Waste polyethylene terephthalate plastic derived Zn-MOF for high performance supercapacitor application

Abstract

A simple chemical approach was used to prepare Zn-MOF or MOF-5 derived from polyethylene terephthalate bottles for supercapacitor applications. The morphology, and structure of PET-derived MOFs were characterized using various techniques, including scanning electron microscopy, transmission electron microscopy, X-ray diffraction, thermogravimetric analysis, fourier transform infrared spectroscopy, and BET surface area and nitrogen adsorption/desorption analysis.
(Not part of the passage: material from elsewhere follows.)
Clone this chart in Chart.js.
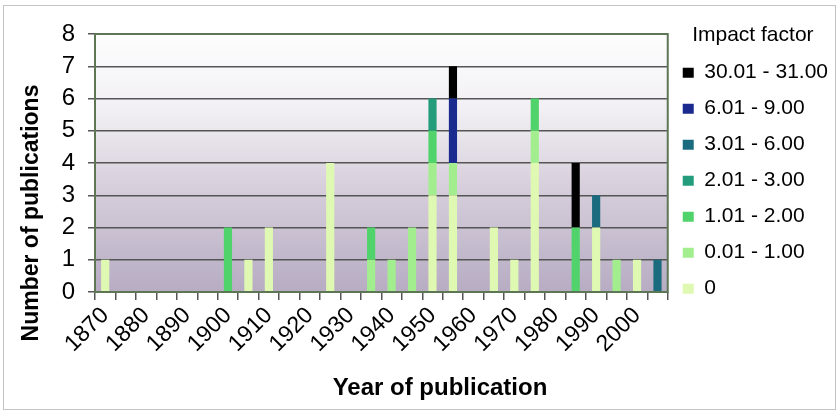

The BET surface area of MOF-5 was determined to be 88 m2g−1 and N2 adsorption–desorption analysis, showed the type-IV isotherms and suggest the existence of capillary condensation within the meso- and micropore structures. An excellent specific capacitance ranging from 341 to 191 F g−1 recorded form the scan rate of 2–200 mV s−1 by CV for Zn-MOF. Moreover, the highest specific capacitance 353 F g−1 calculated at 0.5 A/g current density. The highest value of specific capacitance Cs 353 F g−1 was found for lowest current density of 0.5 A/g. An excellent cyclic stability was obtained after running 2000 cyclic runs at a scan rate of 50 mV s−1. The small semicircle of EIS plot exhibits superior electrochemical performance of the Zn-MOF. The waste PET plastic derived Zn-MOF showed an excellent supercapacitor performance which can be utilized in energy storage applications. This approach not only facilitates environmental remediation but also offers a valuable organic linker for energy material synthesis.